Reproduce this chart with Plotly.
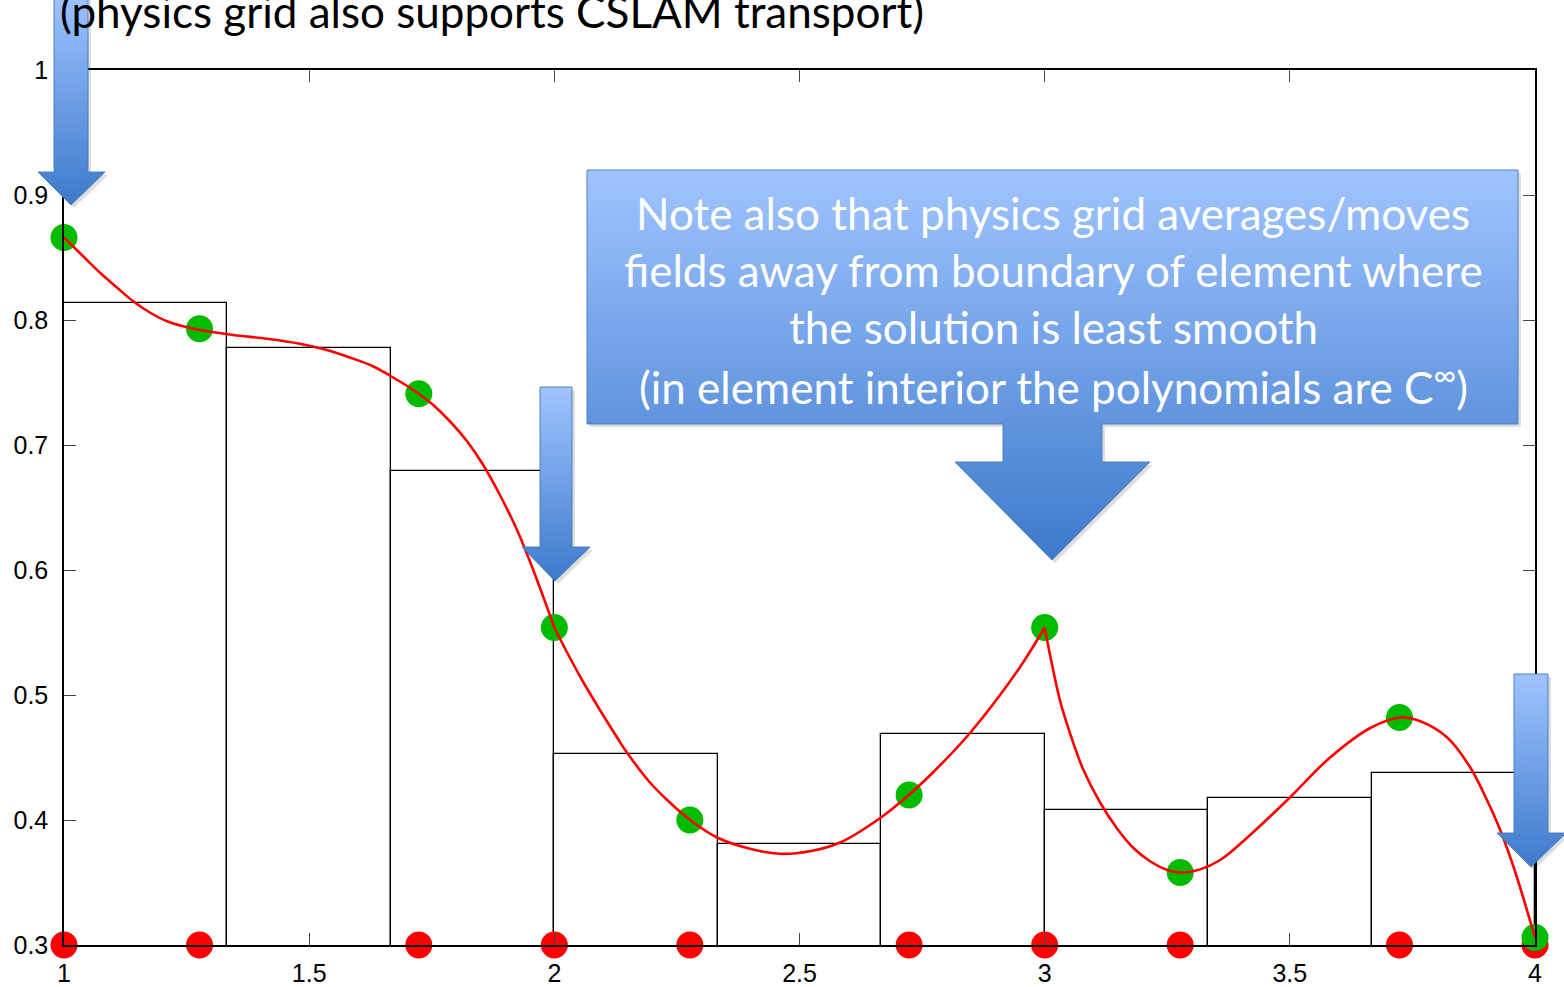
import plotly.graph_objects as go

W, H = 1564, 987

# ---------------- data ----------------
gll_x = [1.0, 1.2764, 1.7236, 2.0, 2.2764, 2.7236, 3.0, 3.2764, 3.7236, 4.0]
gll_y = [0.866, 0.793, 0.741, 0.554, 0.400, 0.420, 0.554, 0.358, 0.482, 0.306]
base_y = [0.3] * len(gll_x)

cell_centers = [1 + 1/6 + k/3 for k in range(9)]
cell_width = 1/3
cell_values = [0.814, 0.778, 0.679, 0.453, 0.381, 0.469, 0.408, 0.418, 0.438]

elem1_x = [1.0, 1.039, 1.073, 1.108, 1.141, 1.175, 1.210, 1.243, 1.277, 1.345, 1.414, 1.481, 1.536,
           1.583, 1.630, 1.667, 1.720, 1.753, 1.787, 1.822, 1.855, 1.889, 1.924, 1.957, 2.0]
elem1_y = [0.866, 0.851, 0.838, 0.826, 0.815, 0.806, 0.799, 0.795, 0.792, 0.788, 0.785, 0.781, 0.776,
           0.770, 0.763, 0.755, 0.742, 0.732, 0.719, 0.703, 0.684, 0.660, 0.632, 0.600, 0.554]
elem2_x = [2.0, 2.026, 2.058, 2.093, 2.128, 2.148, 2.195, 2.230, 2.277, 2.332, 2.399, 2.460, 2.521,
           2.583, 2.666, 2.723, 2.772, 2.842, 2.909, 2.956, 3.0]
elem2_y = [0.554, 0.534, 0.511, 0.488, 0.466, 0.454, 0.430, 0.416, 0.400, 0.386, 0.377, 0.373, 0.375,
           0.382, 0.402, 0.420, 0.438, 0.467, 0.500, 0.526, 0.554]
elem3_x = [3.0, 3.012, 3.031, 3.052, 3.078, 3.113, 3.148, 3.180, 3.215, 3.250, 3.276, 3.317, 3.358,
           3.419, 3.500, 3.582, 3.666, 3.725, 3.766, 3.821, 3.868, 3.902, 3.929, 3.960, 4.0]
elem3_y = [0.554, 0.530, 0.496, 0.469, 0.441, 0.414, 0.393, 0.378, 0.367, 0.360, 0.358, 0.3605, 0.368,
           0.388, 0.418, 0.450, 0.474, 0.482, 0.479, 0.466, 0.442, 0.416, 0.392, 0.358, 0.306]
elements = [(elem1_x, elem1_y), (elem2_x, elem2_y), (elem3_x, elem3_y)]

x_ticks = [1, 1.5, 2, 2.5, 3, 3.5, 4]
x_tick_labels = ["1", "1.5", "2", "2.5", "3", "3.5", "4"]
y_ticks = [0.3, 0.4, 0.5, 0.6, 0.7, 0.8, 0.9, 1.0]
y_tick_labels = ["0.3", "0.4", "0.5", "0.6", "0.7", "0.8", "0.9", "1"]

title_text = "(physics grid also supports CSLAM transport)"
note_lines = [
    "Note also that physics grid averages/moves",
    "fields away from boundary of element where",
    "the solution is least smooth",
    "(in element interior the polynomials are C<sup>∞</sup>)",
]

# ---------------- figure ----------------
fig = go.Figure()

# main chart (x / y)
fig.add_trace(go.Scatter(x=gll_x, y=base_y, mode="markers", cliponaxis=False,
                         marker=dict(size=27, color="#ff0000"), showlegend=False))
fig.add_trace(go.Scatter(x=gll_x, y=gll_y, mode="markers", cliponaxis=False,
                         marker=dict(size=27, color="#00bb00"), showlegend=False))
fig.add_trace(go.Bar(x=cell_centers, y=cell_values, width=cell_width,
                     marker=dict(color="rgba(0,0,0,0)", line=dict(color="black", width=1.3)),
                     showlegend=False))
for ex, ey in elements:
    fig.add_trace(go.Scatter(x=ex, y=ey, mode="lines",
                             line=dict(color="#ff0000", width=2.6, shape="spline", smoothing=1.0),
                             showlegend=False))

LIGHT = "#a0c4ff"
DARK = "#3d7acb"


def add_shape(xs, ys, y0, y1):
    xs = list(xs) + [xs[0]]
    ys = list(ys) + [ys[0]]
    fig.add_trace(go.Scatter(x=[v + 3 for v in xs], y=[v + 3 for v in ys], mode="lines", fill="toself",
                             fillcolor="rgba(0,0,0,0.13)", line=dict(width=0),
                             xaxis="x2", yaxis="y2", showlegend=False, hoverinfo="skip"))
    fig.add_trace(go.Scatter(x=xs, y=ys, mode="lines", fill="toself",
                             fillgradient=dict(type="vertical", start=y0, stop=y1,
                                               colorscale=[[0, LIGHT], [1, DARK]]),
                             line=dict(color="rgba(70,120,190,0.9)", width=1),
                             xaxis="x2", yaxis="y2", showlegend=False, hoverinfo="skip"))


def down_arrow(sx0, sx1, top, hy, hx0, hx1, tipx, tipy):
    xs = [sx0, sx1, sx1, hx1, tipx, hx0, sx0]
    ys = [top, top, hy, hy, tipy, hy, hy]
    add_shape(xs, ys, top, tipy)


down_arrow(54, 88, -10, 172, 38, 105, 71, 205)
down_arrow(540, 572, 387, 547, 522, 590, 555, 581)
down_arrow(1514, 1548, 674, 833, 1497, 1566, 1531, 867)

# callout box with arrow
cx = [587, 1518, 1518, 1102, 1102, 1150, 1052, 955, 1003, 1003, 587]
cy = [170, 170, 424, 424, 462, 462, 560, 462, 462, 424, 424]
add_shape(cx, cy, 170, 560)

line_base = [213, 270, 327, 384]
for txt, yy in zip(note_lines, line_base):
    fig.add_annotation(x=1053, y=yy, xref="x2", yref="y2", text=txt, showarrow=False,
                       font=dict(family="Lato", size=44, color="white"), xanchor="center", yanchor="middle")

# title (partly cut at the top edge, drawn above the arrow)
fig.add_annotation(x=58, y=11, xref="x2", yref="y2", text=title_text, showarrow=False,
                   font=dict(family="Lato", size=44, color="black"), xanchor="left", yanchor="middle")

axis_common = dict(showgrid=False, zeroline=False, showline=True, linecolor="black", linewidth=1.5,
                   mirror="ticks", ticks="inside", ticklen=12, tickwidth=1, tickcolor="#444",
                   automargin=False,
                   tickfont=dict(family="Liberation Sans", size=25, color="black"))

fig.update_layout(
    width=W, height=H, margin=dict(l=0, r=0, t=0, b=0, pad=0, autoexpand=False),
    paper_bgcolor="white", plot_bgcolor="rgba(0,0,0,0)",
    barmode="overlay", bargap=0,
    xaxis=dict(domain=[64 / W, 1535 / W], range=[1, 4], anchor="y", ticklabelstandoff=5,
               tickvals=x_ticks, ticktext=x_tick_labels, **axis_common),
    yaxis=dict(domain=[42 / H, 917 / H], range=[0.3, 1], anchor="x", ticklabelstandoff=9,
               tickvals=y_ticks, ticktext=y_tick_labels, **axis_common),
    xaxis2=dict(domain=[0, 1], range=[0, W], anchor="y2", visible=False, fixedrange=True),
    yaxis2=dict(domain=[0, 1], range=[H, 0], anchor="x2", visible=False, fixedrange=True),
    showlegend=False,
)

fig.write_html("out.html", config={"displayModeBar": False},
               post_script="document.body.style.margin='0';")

────────────────────

▶ [Work required]
Locate the string "chart" in the listing above and copy every line where it occurs.

▶ [The answer]
Reproduce this chart with Plotly.
# main chart (x / y)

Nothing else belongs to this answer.